In de rubriek "Aanvullende verklaring" moet in ieder geval de volgende vermelding worden aangebracht:

"Hierbij wordt verklaard dat de met dit certificaat verzonden stammen door .................... (erkende begasser) ................... te .................... .................... (plaats waar de begassing is uitgevoerd) ................... zijn begast overeenkomstig het bepaalde in bijlage I bij Beschikking 93/467/EEG van de Commissie.".

BIJLAGE II

KLEURREACTIETEST De in artikel 1, lid 2, onder d), derde streepje, bedoelde kleurreactietest wordt als volgt uitgevoerd: Met een aanwasboor worden op plekken waar de bast onbeschadigd is en die zich ten minste 1 m van de uiteinden van de stam bevinden, monsters genomen over de hele dikte van het spint. De monsters worden ondergedompeld in een recent bereide (minder dan één dag oude) 1 %-oplossing van gedistilleerd water met 2,3,5-trifenyltetrazoliumchloride. Monsters die na drie dagen onderdompeling in de oplossing geen rode verkleuring laten zien, worden geacht goed te zijn begast.

BIJLAGE III

IDENTIFICATIE VAN STAMMEN VAN WITTE EIK 1. Ambtenaren van de betrokken bevoegde officiële instantie moeten, voor zover mogelijk met behulp van visuele middelen of via een identificatiekleurtest als omschreven in punt 2 nagaan of elke stam als witte eik kan worden aangemerkt. De identificatiekleurtest moet op ten minste 10 % van de stammen van de zending worden uitgevoerd.

2. Bij de identificatiekleurtest om na te gaan of de stammen als witte eik kunnen worden aangemerkt, wordt op een schone en drooggemaakte plek kernhout van ten minste 5 cm diameter een 10 %-natriumnitrietoplossing gespoten of met de kwast aangebracht. Binnen 20 tot 60 minuten na het aanbrengen van de oplossing wordt het resultaat van de test geëvalueerd. Bij temperaturen beneden 2,5 °C mag 20 % ethyleenglycol als antivriesmiddel aan de oplossing worden toegevoegd. Stammen die op de behandelde plek eerst roodbruin en daarna grijsblauw tot zwart worden, worden geacht stammen van witte eik te zijn.

3. Iedere stam wordt onder toezicht van de betrokken bevoegde officiële instantie of van ambtenaren van een met die instantie samenwerkende Staat of provincie gemerkt met de letters "WO".

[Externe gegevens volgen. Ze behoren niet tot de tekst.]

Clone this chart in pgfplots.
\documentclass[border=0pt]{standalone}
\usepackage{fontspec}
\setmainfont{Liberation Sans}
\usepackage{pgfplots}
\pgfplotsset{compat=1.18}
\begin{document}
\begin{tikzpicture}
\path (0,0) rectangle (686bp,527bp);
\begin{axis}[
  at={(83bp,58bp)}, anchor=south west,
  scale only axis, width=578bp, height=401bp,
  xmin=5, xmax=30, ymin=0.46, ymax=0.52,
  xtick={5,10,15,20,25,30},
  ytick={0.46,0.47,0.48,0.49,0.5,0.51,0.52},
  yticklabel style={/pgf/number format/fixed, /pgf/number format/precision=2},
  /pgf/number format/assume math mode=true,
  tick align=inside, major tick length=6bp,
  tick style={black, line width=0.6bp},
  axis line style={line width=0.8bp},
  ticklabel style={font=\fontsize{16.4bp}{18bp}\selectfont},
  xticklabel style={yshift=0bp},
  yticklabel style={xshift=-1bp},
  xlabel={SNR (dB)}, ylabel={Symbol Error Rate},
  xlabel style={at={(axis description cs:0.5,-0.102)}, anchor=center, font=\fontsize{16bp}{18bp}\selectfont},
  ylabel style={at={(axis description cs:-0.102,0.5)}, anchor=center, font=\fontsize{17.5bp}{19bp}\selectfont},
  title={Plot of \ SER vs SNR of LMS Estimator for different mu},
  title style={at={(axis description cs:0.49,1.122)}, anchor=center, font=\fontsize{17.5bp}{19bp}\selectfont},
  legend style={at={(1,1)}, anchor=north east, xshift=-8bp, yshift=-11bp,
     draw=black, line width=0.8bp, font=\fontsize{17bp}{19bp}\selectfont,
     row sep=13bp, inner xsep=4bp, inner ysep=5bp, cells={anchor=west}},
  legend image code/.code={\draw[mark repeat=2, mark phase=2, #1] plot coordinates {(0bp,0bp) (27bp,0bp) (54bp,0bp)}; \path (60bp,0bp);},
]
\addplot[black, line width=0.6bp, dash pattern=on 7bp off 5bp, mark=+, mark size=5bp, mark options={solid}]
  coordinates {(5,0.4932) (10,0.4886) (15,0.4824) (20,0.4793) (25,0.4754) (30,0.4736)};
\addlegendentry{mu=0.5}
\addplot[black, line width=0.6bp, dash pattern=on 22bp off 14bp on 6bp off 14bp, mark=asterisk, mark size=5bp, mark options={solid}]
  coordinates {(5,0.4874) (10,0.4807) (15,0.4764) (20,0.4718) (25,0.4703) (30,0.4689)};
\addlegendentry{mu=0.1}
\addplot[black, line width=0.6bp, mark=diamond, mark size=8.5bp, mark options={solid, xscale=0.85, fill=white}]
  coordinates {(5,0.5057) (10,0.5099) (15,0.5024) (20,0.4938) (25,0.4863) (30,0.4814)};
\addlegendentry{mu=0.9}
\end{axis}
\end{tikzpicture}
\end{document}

4. Het op grond van artikel 12, lid 1, onder b), van Richtlijn 77/93/EEG vereiste fytosanitaire certificaat wordt door de betrokken bevoegde officiële instantie afgegeven op grond van de in de punten 1, 2 en 3 aangegeven maatregelen. Op het certificaat worden de botanische benaming van het geslacht of de soort en het aantal stammen in de zending vermeld. Onder de rubriek "Aanvullende verklaring" wordt vermeld:

"Hierbij wordt verklaard dat met dit certificaat uitsluitend stammen van witte eik worden verzonden.".